Rice University researchers are finding ways to extend the lives of over 17,000 Americans on the wait list for a liver transplant. By studying metabolic breakdown in liver cells during late-stage cirrhosis, they are finding clues that may lead to treatments that delay liver failure and lessen the number of patients who die while waiting for a new liver. Their most recent study was published in the Journal of Hepatology and was conducted in collaboration with the University of Texas MD Anderson Cancer Center, the University of Pittsburgh, Children’s Hospital of Pittsburgh, and the University of Nebraska Medical Center. According to lead researcher Deepak Nagrath from Rice University, “There’s never been a clear understanding of what causes liver cells to stop working during the final stages of cirrhosis. Our goal was to probe the metabolic processes inside liver cells in this stage of the disease to better understand what causes them to fail.”
To achieve this goal, the three stages of liver disease were studied: 1) steatosis, marked by fat buildup, 2) fibrosis, marked by collagen fiber deposition, and 3) cirrhosis, marked by inflammation and liver cell death. Gene expression of patients with chronic liver failure and a unique animal model were used to study energy metabolism during the three stages. “Most models cannot mimic what actually occurs in humans, but this one, which uses rats, captures all of the features, particularly the pathological features, that occur in humans,” said Dr. Nagrath. Ira Fox and Alejandro Soto-Gutierrez at the University of Pittsburgh’s McGowan Institute for Regenerative Medicine generated the rats used in the study.

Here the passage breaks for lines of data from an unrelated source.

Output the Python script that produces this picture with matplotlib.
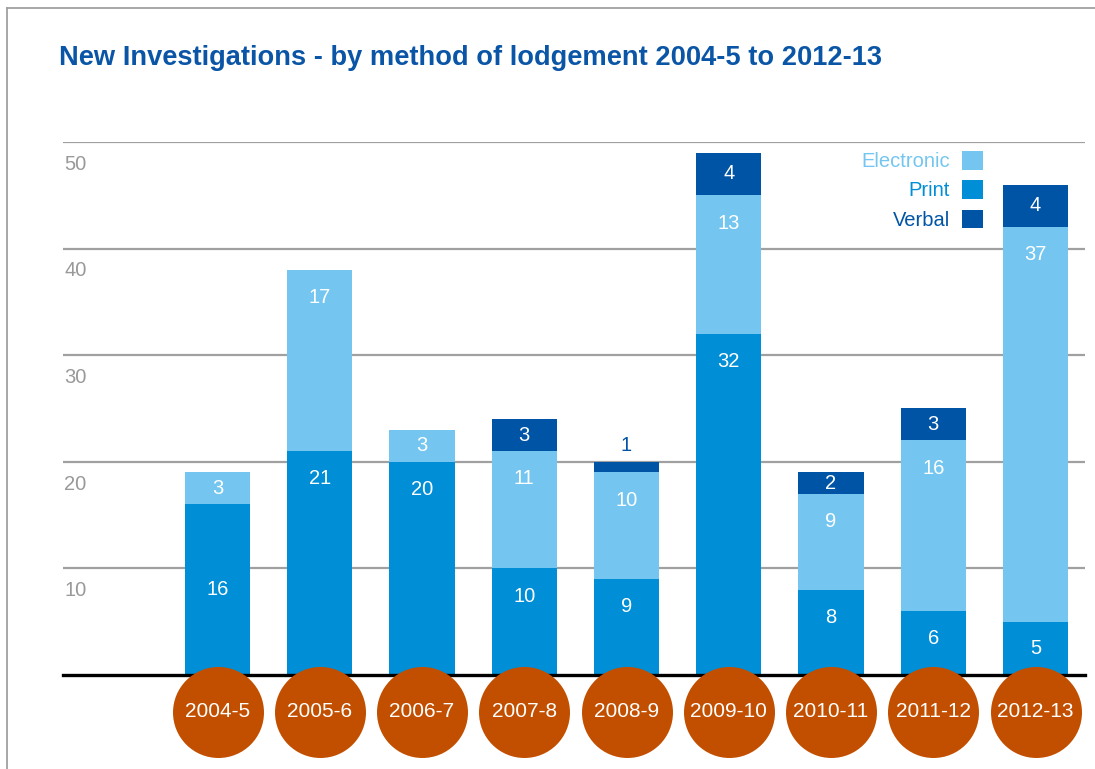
import matplotlib
matplotlib.use("Agg")
import matplotlib.pyplot as plt
from matplotlib.lines import Line2D
from matplotlib.patches import Patch
import matplotlib.transforms as mtransforms
import numpy as np

plt.rcParams['font.family'] = ['Liberation Sans', 'DejaVu Sans']

# Data
years = ["2004-5", "2005-6", "2006-7", "2007-8", "2008-9",
         "2009-10", "2010-11", "2011-12", "2012-13"]
print_vals = [16, 21, 20, 10, 9, 32, 8, 6, 5]
electronic_vals = [3, 17, 3, 11, 10, 13, 9, 16, 37]
verbal_vals = [0, 0, 0, 3, 1, 4, 2, 3, 4]
y_ticks = [10, 20, 30, 40, 50]

# Colours
c_print = "#008ed6"
c_elec = "#74c6f0"
c_verbal = "#0054a6"
c_title = "#0a55a6"
c_grid = "#a0a0a0"
c_circle = "#c24f00"

W, H = 1095, 769
fig = plt.figure(figsize=(W / 100, H / 100), dpi=100)
fig.patch.set_facecolor("white")

# Plot area: baseline near the bottom, 50 gridline at the top edge
ax = fig.add_axes([63 / W, 1 - 675 / H, (1085 - 63) / W, (675 - 142) / H])
ax.set_xlim(-1.511, 8.484)
ax.set_ylim(0, 50)
for s in ax.spines.values():
    s.set_visible(False)
ax.set_xticks([])
ax.set_yticks([])

x = np.arange(len(years))
bw = 0.636

# Gridlines and tick labels (labels sit just under each line)
ytrans = mtransforms.blended_transform_factory(ax.transAxes, ax.transData)
for t in y_ticks:
    ax.axhline(t, color=c_grid, lw=1.6, zorder=1)
    ax.text(0.001, t - 2.1, str(t), transform=ytrans,
            ha="left", va="center", fontsize=14.5, color="#999999")

# Stacked bars
p = np.array(print_vals)
e = np.array(electronic_vals)
v = np.array(verbal_vals)
ax.bar(x, p, bw, color=c_print, zorder=2)
ax.bar(x, e, bw, bottom=p, color=c_elec, zorder=2)
ax.bar(x, v, bw, bottom=p + e, color=c_verbal, zorder=2)

# Baseline
ax.axhline(0, color="black", lw=2.4, zorder=3, clip_on=False)


def label_y(bottom, height, centred=False):
    # labels hang just below the top of each segment, or centre on short ones
    if centred:
        return bottom + height / 2
    return bottom + height - min(height / 2, 2.6)


# Value labels
lab_fs = 14.5
for i in range(len(years)):
    ax.text(x[i], label_y(0, p[i], centred=(i == 0)), str(p[i]), ha="center", va="center",
            color="white", fontsize=lab_fs, zorder=4)
    ax.text(x[i], label_y(p[i], e[i]), str(e[i]), ha="center", va="center",
            color="white", fontsize=lab_fs, zorder=4)
    if v[i] > 0:
        if v[i] >= 2:
            ax.text(x[i], p[i] + e[i] + v[i] / 2, str(v[i]), ha="center", va="center",
                    color="white", fontsize=lab_fs, zorder=4)
        else:
            ax.text(x[i], p[i] + e[i] + v[i] + 1.5, str(v[i]), ha="center", va="center",
                    color=c_verbal, fontsize=lab_fs, zorder=4)

# Year badges below the baseline
ax.scatter(x, np.full(len(x), -3.45), s=91 ** 2 * 0.5184, color=c_circle,
           zorder=5, clip_on=False, linewidths=0)
for i, yr in enumerate(years):
    ax.text(x[i], -3.45, yr, ha="center", va="center", color="white",
            fontsize=15, zorder=6, clip_on=False)

# Legend
handles = [Patch(facecolor=c_elec), Patch(facecolor=c_print), Patch(facecolor=c_verbal)]
leg = ax.legend(handles, ["Electronic", "Print", "Verbal"], markerfirst=False,
                labelcolor=[c_elec, c_print, c_verbal], frameon=False,
                loc="upper right", bbox_to_anchor=(983 / W, 1 - 151 / H),
                bbox_transform=fig.transFigure, fontsize=14.5,
                handlelength=1.05, handleheight=1.05, handletextpad=0.6,
                labelspacing=0.45, borderaxespad=0, borderpad=0)
for h in leg.legend_handles:
    h.set_linewidth(0)

# Title
fig.text(59 / W, 1 - 58 / H, "New Investigations - by method of lodgement 2004-5 to 2012-13",
         ha="left", va="center", fontsize=19.6, fontweight="bold", color=c_title)

# Frame lines along top and left edges
fig.add_artist(Line2D([7 / W, 1.0], [1 - 8 / H, 1 - 8 / H], transform=fig.transFigure,
                      color="#a0a0a0", lw=1.3))
fig.add_artist(Line2D([7 / W, 7 / W], [0.0, 1 - 8 / H], transform=fig.transFigure,
                      color="#a0a0a0", lw=1.3))

fig.savefig("out.png", dpi=100, facecolor="white")
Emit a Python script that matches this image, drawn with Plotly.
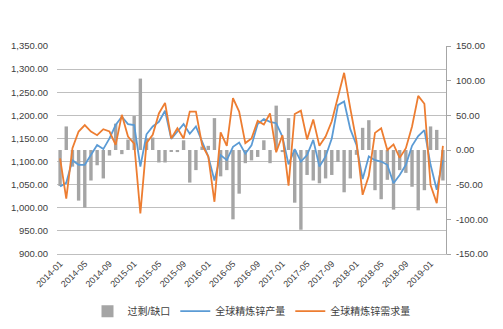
import plotly.graph_objects as go

months = [f"{y}-{m:02d}" for y in range(2014, 2020) for m in range(1, 13)][:63]

production = [1046, 1054, 1103, 1093, 1093, 1116, 1136, 1127, 1150, 1179,
              1197, 1181, 1179, 1089, 1159, 1176, 1186, 1210, 1149, 1165,
              1181, 1160, 1176, 1143, 1111, 1059, 1114, 1103, 1132, 1141,
              1117, 1135, 1181, 1192, 1186, 1183, 1154, 1094, 1127, 1100,
              1114, 1147, 1089, 1111, 1150, 1222, 1230, 1170, 1136, 1062,
              1111, 1103, 1100, 1093, 1053, 1071, 1093, 1134, 1155, 1168,
              1093, 1039, 1103]
demand = [1107, 1020, 1129, 1165, 1179, 1165, 1157, 1170, 1165, 1136,
          1201, 1154, 1139, 988, 1140, 1158, 1204, 1227, 1150, 1172,
          1150, 1208, 1208, 1136, 1111, 1013, 1163, 1134, 1237, 1208,
          1140, 1150, 1188, 1180, 1204, 1120, 1157, 1048, 1203, 1210,
          1148, 1191, 1134, 1154, 1187, 1240, 1292, 1215, 1144, 1028,
          1069, 1162, 1172, 1125, 1137, 1108, 1129, 1176, 1242, 1225,
          1049, 1010, 1134]
balance = [-52, 34, -24, -73, -83, -44, -22, -41, -8, 38,
           -6, 15, 49, 103, 17, 18, -18, -18, -2, -3,
           14, -47, -29, 5, 6, 46, -38, -29, -100, -63,
           -19, -15, -10, 14, -19, 64, -3, 46, -76, -115,
           -36, -44, -48, -41, -36, -17, -61, -41, -7, 32,
           43, -58, -71, -43, -86, -29, -33, -53, -87, -58,
           34, 29, -44]

left_ticks = [900, 950, 1000, 1050, 1100, 1150, 1200, 1250, 1300, 1350]
right_ticks = [-150, -100, -50, 0, 50, 100, 150]
x_ticks = months[::4]

FONT = "Liberation Sans, Noto Sans CJK SC, sans-serif"
TXT = "#404040"

fig = go.Figure()
fig.add_trace(go.Bar(x=months, y=balance, name="过剩/缺口",
                     marker=dict(color="#a5a5a5", line=dict(width=0)),
                     width=0.55, yaxis="y"))
fig.add_trace(go.Scatter(x=months, y=production, name="全球精炼锌产量",
                         mode="lines", line=dict(color="#5b9bd5", width=1.8),
                         yaxis="y2"))
fig.add_trace(go.Scatter(x=months, y=demand, name="全球精炼锌需求量",
                         mode="lines", line=dict(color="#ed7d31", width=1.8),
                         yaxis="y2"))

fig.update_layout(
    width=503, height=329,
    margin=dict(l=57, r=57, t=46, b=75, autoexpand=False),
    paper_bgcolor="white", plot_bgcolor="white",
    font=dict(family=FONT, size=9, color=TXT),
    showlegend=True,
    legend=dict(orientation="h", x=0.5, xanchor="center", y=-0.275, yanchor="middle",
                font=dict(size=10, color=TXT), traceorder="normal",
                itemwidth=30),
    bargap=0.45,
    xaxis=dict(type="category", tickmode="array", tickvals=x_ticks, ticktext=x_ticks,
               tickangle=-45, showgrid=False, showline=True, linecolor="#bfbfbf",
               linewidth=1, ticks="", tickfont=dict(size=9, color=TXT),
               range=[-0.5, len(months) - 0.5], automargin=False),
    yaxis=dict(side="right", range=[-150, 150], tickmode="array",
               tickvals=right_ticks, ticktext=[f"{v:.2f}" for v in right_ticks],
               showgrid=False, zeroline=False, showline=True, linecolor="#a6a6a6",
               ticks="outside", ticklen=4, tickcolor="#a6a6a6",
               tickfont=dict(size=9.5, color=TXT), ticklabelstandoff=3,
               automargin=False),
    yaxis2=dict(side="left", overlaying="y", range=[900, 1350], tickmode="array",
                tickvals=left_ticks, ticktext=[f"{v:,.2f}" for v in left_ticks],
                showgrid=True, gridcolor="#bfbfbf", gridwidth=1, zeroline=False,
                showline=False, ticks="", tickfont=dict(size=9.5, color=TXT),
                ticklabelstandoff=8, automargin=False),
)

fig.write_html("out.html")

The main focus of the study was ATP production. Usually, when hepatocytes are healthy, ATP is produced through oxidative phosphorylation; when liver cells become diseased, glycolysis becomes more prominent because oxidative phosphorylation cannot meet the high energy demands of the stressed cells. Since glycolysis is less efficient than oxidative phosphorylation, hepatocytes cannot sustain high levels of energy production and become dysfunctional. “It’s well-known that energy production from [oxidative phosphyorylation] goes down during cirrhosis, and many people had assumed that this was the primary driver of metabolic failure,” said Nagrath. “While we did find that mitochondrial production decreased… it didn’t change that much. Glycolysis, on the other hand, changed a great deal.”
Nagrath indicated that a new strategy for treating patients with cirrhosis could target the glucose pathway to boost glycolytic energy production and sustain patients for longer. However, he cautions that “it would only apply to patients in the final stage of liver disease, but if such treatments did prove effective, they could extend the lives of some people who are awaiting transplants.”